Some of the challenges with predicting the T's needs are beyond the agency's control - swings in the larger economy will affect how much the agency collects in fare revenues and how much it pays in fuel costs.

But politics play a large part. The state Legislature has been meeting behind closed doors on the budget, making everyone else sweat it out about how much help transit commuters will get from the state.

And Secretary of Transportation James A. Aloisi Jr., though largely dependent on the Legislature, has left several specific questions about the MBTA's needs unanswered since announcing a fare hike earlier this month.

Eventually everyone will have to show their cards. Aloisi has promised that the T will spell out a menu of potential service cuts and fare hikes of 15 percent to 20 percent within the next week.

Here's a primer that is, as noted, subject to change:

Q. Does the T need more money this year?
A. Yes. The T's deficit, beginning July 1, is officially projected at $160 million. Officials say that number may be going up, but have not changed the official estimate.

Paul Regan, executive director of the MBTA Advisory Board, said the most significant factor in enlarging the budget deficit will be an expected decrease in the number of passengers who take the T as a result of the recession. And it could take a few months to get a better estimate of the impact.

Q. Will the Legislature rescue the T?
A. Both the House and the Senate have left enough money in their respective budgets to give the T about $160 million, but they are still negotiating those always pesky details. Whether the T gets the full amount will depend on how many strings are attached to an overall pot of money set aside for transportation.

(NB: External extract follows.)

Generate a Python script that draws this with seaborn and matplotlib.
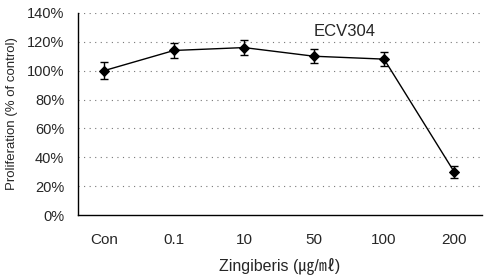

Aloisi has said he is operating under the assumption that the T will get the full amount, but he is hamstrung by the Legislature's habit of stretching things out until the very end.

Q. If the T gets the money, does it still need more cash this year?
A. That case has not yet been made specifically. Aloisi and the MBTA's general manager, Daniel A. Grabauskas, both say this year's deficit is growing, but have not given an exact amount.

But even if the budget is officially balanced, the T has had problems in recent years keeping it that way. The agency has been forced to refinance its debt and deplete its reserves just to stay afloat, and the margin for unexpected adjustments has dwindled.

Q. So what happens in 13 months?
A. The T's interest annual payments, the agency's biggest financial problem, get much worse. One preliminary MBTA estimate has the deficit shooting up an additional $75 million to $235 million in July 2010, and an added $17 million the following year to $252 million.

Q. If the bigger hit comes next year, why are they raising fares this year?
A. Aloisi, Grabauskas, and others are talking about a two- to three-year fix. The sooner they begin collecting more money, they say, the smaller the increase will need to be.

"They're going to have to get a fare increase. The question is when does it take effect and how large is it," said Andy Bagley, research director for the Massachusetts Taxpayers Foundation.
A. That's another open question. Aloisi has said he will rely on public input to decide the level of service cuts, and could eliminate them altogether if riders say they would rather trade them off for a bigger fare hike. The T Riders Union has been especially worried that cutting some costly bus routes could have a devastating effect on people who lack alternatives.

Q. So do all the expert-types believe fare hikes, however painful, will work?
A. Far from it. Weyant, of MassPIRG, points out that fare hikes almost always result in fewer riders, which can diminish the impact. That's one reason she and other transit advocates are pushing the T and the state transportation department to get all the information out to the public soon, so the details can be debated.

Q. So if this is a two- to three-year fix, what happens after that?
A. You really don't want to know. Annual interest payments on the T's $8 billion debt-payment plan take another huge leap in July 2012, going from $464.4 million to $517.9 million. To put this in perspective, interest payments in the budget year that ends later this month were a mere $367.8 million. And you can see how well that's going.